--- THE EXERCISE ---
Set down the full listing exactly as given. Any pictures are to be left out.

+++ MATERIAL PROVIDED

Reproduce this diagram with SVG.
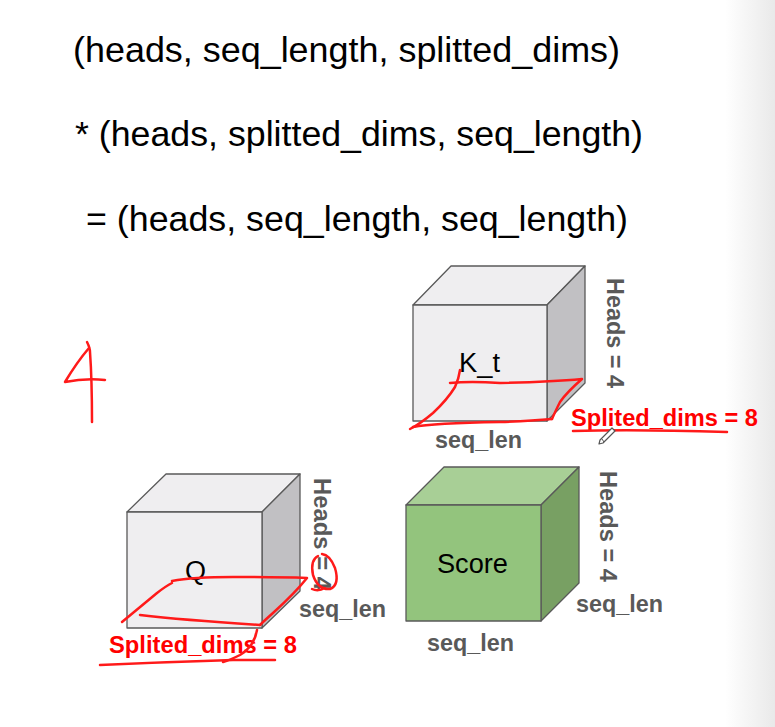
<svg xmlns="http://www.w3.org/2000/svg" width="775" height="727" viewBox="0 0 775 727">
<defs>
<linearGradient id="edge" x1="0" y1="0" x2="1" y2="0">
<stop offset="0" stop-color="#ffffff"/>
<stop offset="1" stop-color="#e9e9e9"/>
</linearGradient>
<style>
.title{font-family:"Liberation Sans",Arial,sans-serif;font-size:35px;fill:#000}
.lbl{font-family:"Liberation Sans",Arial,sans-serif;font-size:24px;font-weight:bold;fill:#595959}
.red{font-family:"Liberation Sans",Arial,sans-serif;font-size:23px;font-weight:bold;fill:#ff0000}
.name{font-family:"Liberation Sans",Arial,sans-serif;font-size:27px;fill:#000}
.edge{stroke:#595959;stroke-width:1.3;stroke-linejoin:round}
.gf{fill:#efeef0}.gt{fill:#efeef0}.gs{fill:#c1c0c3}
.sf{fill:#93c47d}.st{fill:#a8cf96}.ss{fill:#78a063}
.ink{fill:none;stroke:#ff1a1a;stroke-width:2.5;stroke-linecap:round;stroke-linejoin:round}
</style>
</defs>
<rect width="775" height="727" fill="#ffffff"/>
<rect x="725" y="0" width="50" height="727" fill="url(#edge)"/>

<g id="formula">
<text class="title" x="73" y="62" textLength="547" lengthAdjust="spacingAndGlyphs">(heads, seq_length, splitted_dims)</text>
<text class="title" x="75" y="146" textLength="568" lengthAdjust="spacingAndGlyphs">* (heads, splitted_dims, seq_length)</text>
<text class="title" x="86" y="231" textLength="542" lengthAdjust="spacingAndGlyphs">= (heads, seq_length, seq_length)</text>
</g>

<g id="cube-kt">
<polygon class="gt edge" points="413,305 451,266 585,266 547,305"/>
<polygon class="gs edge" points="547,305 585,266 585,383 547,421"/>
<rect class="gf edge" x="413" y="305" width="134" height="116"/>
<text class="name" x="459" y="372" textLength="41" lengthAdjust="spacingAndGlyphs">K_t</text>
<text class="lbl" transform="translate(607,278) rotate(90)" textLength="110" lengthAdjust="spacingAndGlyphs">Heads = 4</text>
<text class="lbl" x="435" y="448" textLength="87" lengthAdjust="spacingAndGlyphs">seq_len</text>
<text class="red" x="571" y="426" textLength="187" lengthAdjust="spacingAndGlyphs">Splited_dims = 8</text>
</g>

<g id="cube-q">
<polygon class="gt edge" points="127,512 166,474 300,474 262,512"/>
<polygon class="gs edge" points="262,512 300,474 300,591 262,628"/>
<rect class="gf edge" x="127" y="512" width="135" height="116"/>
<text class="name" x="185" y="580">Q</text>
<text class="lbl" transform="translate(314,478) rotate(90)" textLength="112" lengthAdjust="spacingAndGlyphs">Heads = 4</text>
<text class="lbl" x="299" y="617" textLength="87" lengthAdjust="spacingAndGlyphs">seq_len</text>
<text class="red" x="109" y="653" textLength="188" lengthAdjust="spacingAndGlyphs">Splited_dims = 8</text>
</g>

<g id="cube-score">
<polygon class="st edge" points="406,505 444,467 579,467 541,505"/>
<polygon class="ss edge" points="541,505 579,467 579,583 541,621"/>
<rect class="sf edge" x="406" y="505" width="135" height="116"/>
<text class="name" x="437" y="573" textLength="71" lengthAdjust="spacingAndGlyphs">Score</text>
<text class="lbl" transform="translate(600,471) rotate(90)" textLength="111" lengthAdjust="spacingAndGlyphs">Heads = 4</text>
<text class="lbl" x="576" y="612" textLength="87" lengthAdjust="spacingAndGlyphs">seq_len</text>
<text class="lbl" x="427" y="651" textLength="87" lengthAdjust="spacingAndGlyphs">seq_len</text>
</g>

<g id="annotations">
<path class="ink" d="M87,342 Q90,348 90,352 Q92,380 92,422"/>
<path class="ink" d="M89,348 Q77,362 65,382 Q85,378 105,380"/>
<path class="ink" d="M410,429 Q420,424 433,413 Q447,400 455,387 Q459,378 460,370"/>
<path class="ink" d="M450,383 Q470,381 500,383 Q550,382 582,379 Q567,392 560,402 Q555,412 552,419"/>
<path class="ink" d="M413,427 Q433,423 500,422 Q530,421 552,419"/>
<path class="ink" d="M573,431 Q633,429 727,432"/>
<path class="ink" d="M122,622 Q140,607 157,593 Q166,586 172,583"/>
<path class="ink" d="M172,581 Q193,577 233,577 Q280,577 307,578 Q295,593 273,613 Q265,620 260,625"/>
<path class="ink" d="M140,615 Q183,620 260,625"/>
<path class="ink" d="M257,630 Q254,647 240,655 Q230,660 223,662"/>
<path class="ink" d="M100,665 Q167,662 233,660 Q260,660 275,660"/>
<path class="ink" d="M318,556 Q310,560 313,575 Q318,590 330,589 Q340,585 335,568 Q330,555 322,554 M325,588 Q318,592 312,589"/>
</g>

<g id="pencil">
<polygon points="612,428 615,431 603,443 599,444 600,440" fill="#ffffff" stroke="#555555" stroke-width="1.2" stroke-linejoin="round"/>
<line x1="602" y1="439" x2="604" y2="442" stroke="#555555" stroke-width="1"/>
</g>
</svg>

++++++

--- FINAL ANSWER ---
Reproduce this diagram with SVG.
<svg xmlns="http://www.w3.org/2000/svg" width="775" height="727" viewBox="0 0 775 727">
<defs>
<linearGradient id="edge" x1="0" y1="0" x2="1" y2="0">
<stop offset="0" stop-color="#ffffff"/>
<stop offset="1" stop-color="#e9e9e9"/>
</linearGradient>
<style>
.title{font-family:"Liberation Sans",Arial,sans-serif;font-size:35px;fill:#000}
.lbl{font-family:"Liberation Sans",Arial,sans-serif;font-size:24px;font-weight:bold;fill:#595959}
.red{font-family:"Liberation Sans",Arial,sans-serif;font-size:23px;font-weight:bold;fill:#ff0000}
.name{font-family:"Liberation Sans",Arial,sans-serif;font-size:27px;fill:#000}
.edge{stroke:#595959;stroke-width:1.3;stroke-linejoin:round}
.gf{fill:#efeef0}.gt{fill:#efeef0}.gs{fill:#c1c0c3}
.sf{fill:#93c47d}.st{fill:#a8cf96}.ss{fill:#78a063}
.ink{fill:none;stroke:#ff1a1a;stroke-width:2.5;stroke-linecap:round;stroke-linejoin:round}
</style>
</defs>
<rect width="775" height="727" fill="#ffffff"/>
<rect x="725" y="0" width="50" height="727" fill="url(#edge)"/>

<g id="formula">
<text class="title" x="73" y="62" textLength="547" lengthAdjust="spacingAndGlyphs">(heads, seq_length, splitted_dims)</text>
<text class="title" x="75" y="146" textLength="568" lengthAdjust="spacingAndGlyphs">* (heads, splitted_dims, seq_length)</text>
<text class="title" x="86" y="231" textLength="542" lengthAdjust="spacingAndGlyphs">= (heads, seq_length, seq_length)</text>
</g>

<g id="cube-kt">
<polygon class="gt edge" points="413,305 451,266 585,266 547,305"/>
<polygon class="gs edge" points="547,305 585,266 585,383 547,421"/>
<rect class="gf edge" x="413" y="305" width="134" height="116"/>
<text class="name" x="459" y="372" textLength="41" lengthAdjust="spacingAndGlyphs">K_t</text>
<text class="lbl" transform="translate(607,278) rotate(90)" textLength="110" lengthAdjust="spacingAndGlyphs">Heads = 4</text>
<text class="lbl" x="435" y="448" textLength="87" lengthAdjust="spacingAndGlyphs">seq_len</text>
<text class="red" x="571" y="426" textLength="187" lengthAdjust="spacingAndGlyphs">Splited_dims = 8</text>
</g>

<g id="cube-q">
<polygon class="gt edge" points="127,512 166,474 300,474 262,512"/>
<polygon class="gs edge" points="262,512 300,474 300,591 262,628"/>
<rect class="gf edge" x="127" y="512" width="135" height="116"/>
<text class="name" x="185" y="580">Q</text>
<text class="lbl" transform="translate(314,478) rotate(90)" textLength="112" lengthAdjust="spacingAndGlyphs">Heads = 4</text>
<text class="lbl" x="299" y="617" textLength="87" lengthAdjust="spacingAndGlyphs">seq_len</text>
<text class="red" x="109" y="653" textLength="188" lengthAdjust="spacingAndGlyphs">Splited_dims = 8</text>
</g>

<g id="cube-score">
<polygon class="st edge" points="406,505 444,467 579,467 541,505"/>
<polygon class="ss edge" points="541,505 579,467 579,583 541,621"/>
<rect class="sf edge" x="406" y="505" width="135" height="116"/>
<text class="name" x="437" y="573" textLength="71" lengthAdjust="spacingAndGlyphs">Score</text>
<text class="lbl" transform="translate(600,471) rotate(90)" textLength="111" lengthAdjust="spacingAndGlyphs">Heads = 4</text>
<text class="lbl" x="576" y="612" textLength="87" lengthAdjust="spacingAndGlyphs">seq_len</text>
<text class="lbl" x="427" y="651" textLength="87" lengthAdjust="spacingAndGlyphs">seq_len</text>
</g>

<g id="annotations">
<path class="ink" d="M87,342 Q90,348 90,352 Q92,380 92,422"/>
<path class="ink" d="M89,348 Q77,362 65,382 Q85,378 105,380"/>
<path class="ink" d="M410,429 Q420,424 433,413 Q447,400 455,387 Q459,378 460,370"/>
<path class="ink" d="M450,383 Q470,381 500,383 Q550,382 582,379 Q567,392 560,402 Q555,412 552,419"/>
<path class="ink" d="M413,427 Q433,423 500,422 Q530,421 552,419"/>
<path class="ink" d="M573,431 Q633,429 727,432"/>
<path class="ink" d="M122,622 Q140,607 157,593 Q166,586 172,583"/>
<path class="ink" d="M172,581 Q193,577 233,577 Q280,577 307,578 Q295,593 273,613 Q265,620 260,625"/>
<path class="ink" d="M140,615 Q183,620 260,625"/>
<path class="ink" d="M257,630 Q254,647 240,655 Q230,660 223,662"/>
<path class="ink" d="M100,665 Q167,662 233,660 Q260,660 275,660"/>
<path class="ink" d="M318,556 Q310,560 313,575 Q318,590 330,589 Q340,585 335,568 Q330,555 322,554 M325,588 Q318,592 312,589"/>
</g>

<g id="pencil">
<polygon points="612,428 615,431 603,443 599,444 600,440" fill="#ffffff" stroke="#555555" stroke-width="1.2" stroke-linejoin="round"/>
<line x1="602" y1="439" x2="604" y2="442" stroke="#555555" stroke-width="1"/>
</g>
</svg>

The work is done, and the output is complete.